The candy bar at the bottom of the pyramid
Last week, Nestle, the world's largest food company, launched a barge called Nestlé Até Você a Bordo – or Nestlé Takes You Onboard – on an 18-day voyage up the Amazon River in Brazil. This so-called floating supermarket will bring more than 300 well-known Nestlé brands, including Ninho (packaged milk), Maggi (soups and seasonings) and Nescafé (instant coffee) to 800,000 potential customers in 18 cities who, who, until now, managed to get by without those products, or such treats as Nestle's Crunch, Push-Up or my childhood favorite, Baby Ruth.
In a press release, Ivan Zurita, the chief executive of Nestlé Brazil, is quoted as saying:
It will be a service to the population of the Amazon, who has streets and avenues in the form of rivers. It is a project aligned with our concept of Regionalisation, based on the different profiles of consumers, where we deal with each region as a different area.
Not everyone is cheering. Under the headline, All Aboard for Ice Cream: Nestle Peddling Junk Food on Amazon River to Reach Brazil's Slums, Michele Simon, a public health lawyer and author of a book called Appetite for Profit: How the Food Industry Undermines Our Health and How to Fight Back, calls this "especially disgusting news" and says of the Amazon dwellers:
I don't think these people are lost or have been camping out too long, they're just living their lives. They probably don't even realize they are missing out on Toll House, Raisinets, and Sno-Caps. But no matter, if there are people out there so backwards to still be subsisting on food found in nature, Big Food will find them, by land or by sea, and set them straight.
Hmm. Simon's outrage seems a little over the top, as libertarian blogger Katherine Mangu-Ward argues at The Atlantic website. Her first reaction to the Nestle story was a little different:
Neat! It's like having an ice cream truck come to your house, which must be especially exciting when your house is in a remote fishing city in Brazil.
This is the kind of argument we'll be hearing more often, as growth slows in the U.S., EU and Japan and global companies seek new customers in Brazil, China, India and the rest of the developing world. In particular, companies are looking for ways to reconfigure their products and services to appeal to the world's two billion poor people. That opportunity was the focus of The Fortune at the Bottom of the Pyramid, an influential book by C.K. Prahalad, who died earlier this year. The book's subtitle, by the way, was "eradicating poverty through profits."
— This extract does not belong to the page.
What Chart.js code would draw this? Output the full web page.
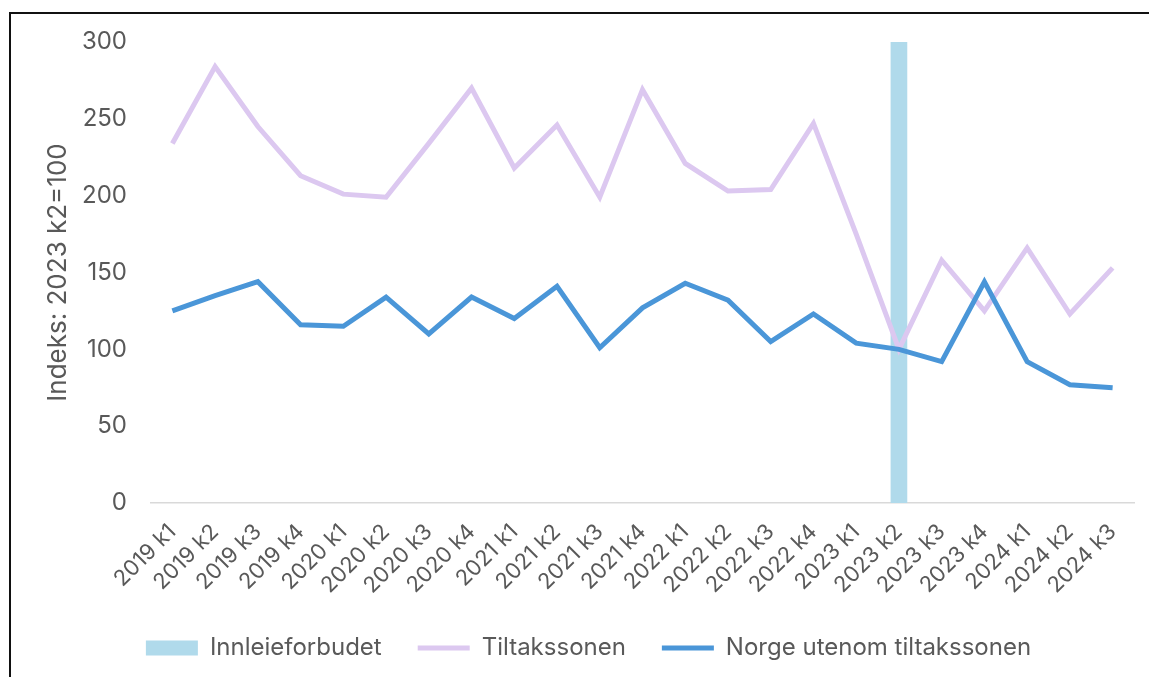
<!DOCTYPE html>
<html>
<head>
<meta charset="utf-8">
<script src="https://cdn.jsdelivr.net/npm/chart.js@4/dist/chart.umd.min.js"></script>
<style>
  html, body { margin: 0; padding: 0; background: #fff; }
  #wrap { position: relative; width: 1149px; height: 677px; overflow: hidden; }
  #frame { position: absolute; left: 9px; top: 12px; width: 1200px; height: 700px;
           border-left: 2px solid #111; border-top: 2px solid #111; }
  #cv { position: absolute; left: 0; top: 0; }
</style>
</head>
<body>
<div id="wrap">
  <div id="frame"></div>
  <canvas id="cv" width="1149" height="677"></canvas>
</div>
<script>
const labels = ['2019 k1','2019 k2','2019 k3','2019 k4','2020 k1','2020 k2','2020 k3','2020 k4',
  '2021 k1','2021 k2','2021 k3','2021 k4','2022 k1','2022 k2','2022 k3','2022 k4',
  '2023 k1','2023 k2','2023 k3','2023 k4','2024 k1','2024 k2','2024 k3'];
// innleieforbudet markeres som søyle i 2023 k2
const forbud = [null,null,null,null,null,null,null,null,null,null,null,null,null,null,null,null,
  null,300,null,null,null,null,null];
const tiltak = [234,284,245,213,201,199,234,270,218,246,199,269,221,203,204,247,
  175,100,158,125,166,123,153];
const norge = [125,135,144,116,115,134,110,134,120,141,101,127,143,132,105,123,
  104,100,92,144,92,77,75];
const yTicks = [0, 50, 100, 150, 200, 250, 300];

const GREY = '#595959', FONT = 'Inter';

new Chart(document.getElementById('cv'), {
  data: {
    labels,
    datasets: [
      {type: 'bar', label: 'Innleieforbudet', data: forbud, backgroundColor: '#b0daeb',
       barThickness: 16, order: 3},
      {type: 'line', label: 'Tiltakssonen', data: tiltak, borderColor: '#dcc8f0',
       borderWidth: 5, pointRadius: 0, tension: 0, order: 2},
      {type: 'line', label: 'Norge utenom tiltakssonen', data: norge, borderColor: '#4a96d8',
       borderWidth: 5, pointRadius: 0, tension: 0, order: 1},
    ]
  },
  options: {
    responsive: false, animation: false,
    layout: {padding: {left: 43, right: 15, top: 42, bottom: 7}},
    plugins: {
      tooltip: {enabled: false},
      legend: {
        position: 'bottom',
        labels: {
          color: GREY, font: {family: FONT, size: 24}, padding: 36,
          usePointStyle: true, pointStyleWidth: 52, boxHeight: 15,
          generateLabels: ch => ch.data.datasets.map((d, i) => ({
            text: d.label, datasetIndex: i,
            pointStyle: d.type === 'bar' ? 'rect' : 'line',
            fillStyle: d.type === 'bar' ? d.backgroundColor : d.borderColor,
            strokeStyle: d.type === 'bar' ? d.backgroundColor : d.borderColor,
            lineWidth: d.type === 'bar' ? 0 : 5, fontColor: GREY,
          }))
        }
      }
    },
    scales: {
      x: {
        grid: {display: false, drawTicks: false},
        border: {display: true, color: '#d9d9d9', width: 1.5},
        ticks: {color: GREY, font: {family: FONT, size: 22}, maxRotation: 45, minRotation: 45,
                autoSkip: false, padding: 16},
        afterFit: s => { s.height = 97; }
      },
      y: {
        min: 0, max: 300,
        grid: {display: false, drawTicks: false}, border: {display: false},
        afterBuildTicks: s => { s.ticks = yTicks.map(v => ({value: v})); },
        ticks: {color: GREY, font: {family: FONT, size: 24}, padding: 24},
        title: {display: true, text: 'Indeks: 2023 k2=100', color: GREY, font: {family: FONT, size: 26},
                padding: {top: 0, bottom: 0}},
        afterFit: s => { s.width = 108; }
      }
    }
  }
});
</script>
</body>
</html>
As it happens, Nestle provided a case study of how not to sell to the poor back in the 1970s when it became the target of a worldwide boycott over what critics said was its unethical marketing of infant formula. This time around, Nestle is emphasizing the nutritional value of its food; by email, Luciane Gellerman of Nestle Brazil tells me that the products on the barge include
Ninho Integral Milk (that) contains ingredients that are essential to children during growth, such as vitamins A and D, plus calcium, phosphorus, magnesium, carbohydrates and proteins….It is the only line of milks with specific benefits to meet the needs of each child's stage of growth. Its consumption should be associated with a balanced diet and healthy lifestyle….Ideal, a line that consists of dairy products enriched with iron, calcium and Vitamins A, C and D…Both products are supplied in packaging sachets, which reduces the final price.
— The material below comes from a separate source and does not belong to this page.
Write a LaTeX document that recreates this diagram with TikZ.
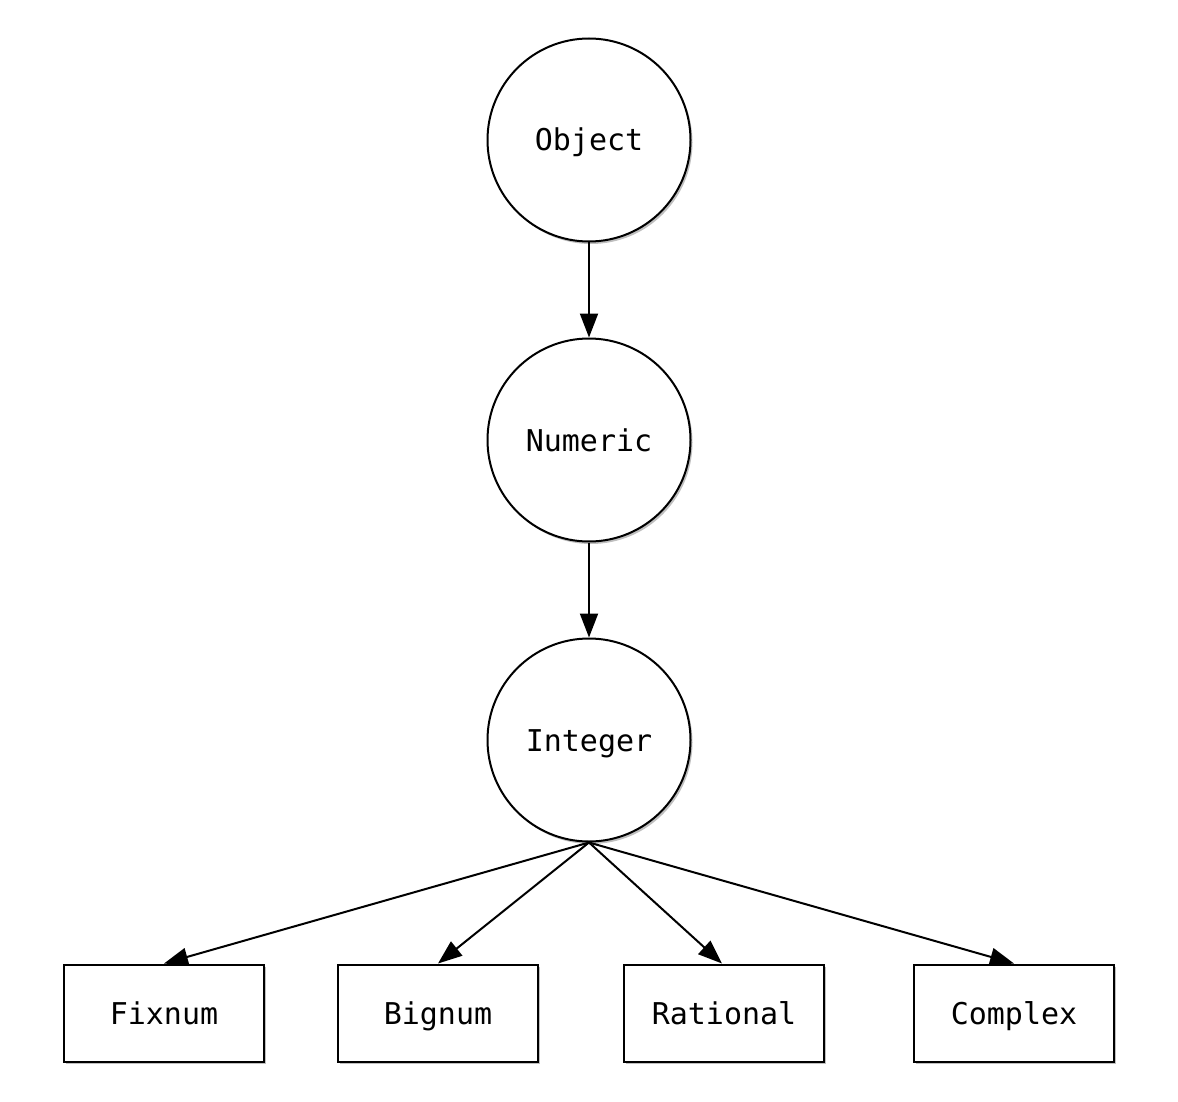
\documentclass[tikz,border=0pt]{standalone}
\usepackage{fontspec}
\newfontfamily\monofont{DejaVu Sans Mono}
\usetikzlibrary{arrows.meta,shadows}
\begin{document}
\begin{tikzpicture}[x=1pt,y=-1pt,
  base/.style={draw=black,line width=2pt,fill=white,font=\monofont\fontsize{30}{34}\selectfont,
    text height=23pt,text depth=1pt,
    drop shadow={shadow xshift=2pt,shadow yshift=-2.5pt,opacity=0.25,fill=black}},
  cls/.style={base,circle,minimum size=203pt,inner sep=0pt},
  leaf/.style={base,rectangle,minimum width=200pt,minimum height=97pt,inner sep=0pt},
  link/.style={line width=2pt,-{Triangle[length=24pt,width=18pt]}}]
\useasboundingbox (0,0) rectangle (1178,1102);
\node[cls] (object) at (589,140) {Object};
\node[cls] (numeric) at (589,440) {Numeric};
\node[cls] (integer) at (589,740) {Integer};
\node[leaf] (fixnum) at (164,1013) {Fixnum};
\node[leaf] (bignum) at (438,1013) {Bignum};
\node[leaf] (rational) at (724,1013) {Rational};
\node[leaf] (complex) at (1014,1013) {Complex};
\draw[link] (object) -- (numeric);
\draw[link] (numeric) -- (integer);
\draw[link] (integer.south) -- (fixnum.north);
\draw[link] (integer.south) -- (bignum.north);
\draw[link] (integer.south) -- ([xshift=-2pt]rational.north);
\draw[link] (integer.south) -- (complex.north);
\end{tikzpicture}
\end{document}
In the news release announcing the barge, Nestle also makes a point of saying that it employs about 7,500 resellers in Brazil, most of them urban women, who go door-to-door, selling Nestle products. These women "become in some cases the main source of funds to their families," the company says.
Of course, Nestle is providing more than fortified milk and sales jobs to the Brazilian poor–it is also introducing them to such treats as the Nestle Drumstick, "the original sundae cone," (290 calories, 16 grams of fat) and, by extension, the fat-heavy, sugar-infused diet that has contributed to the obesity epidemic here in the United States.
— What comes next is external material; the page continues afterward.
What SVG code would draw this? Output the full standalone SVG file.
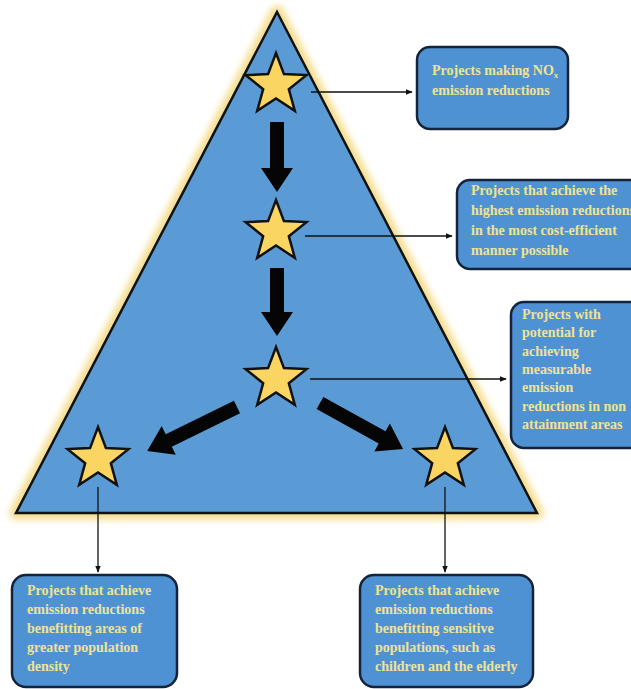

And yet…to argue that Nestle should stay out of the Amazon or sell only healthy products there is to say that we know better than the Brazilians what's good for them. (Presumably, they are already getting plenty of fresh, locally grown vegetables.) People found it heartwarming when when American GIs handed out candy bars to impoverished kids in Europe after World War II. The Chinese love Kentucky Fried Chicken. MTV is a hit in India. And a trilogy of Swedish thrillers dominates the best-seller list in the U.S.
Maybe we should celebrate the fact that kids in the Amazon can now enjoy a Nestle Drumstick on a hot and humid day.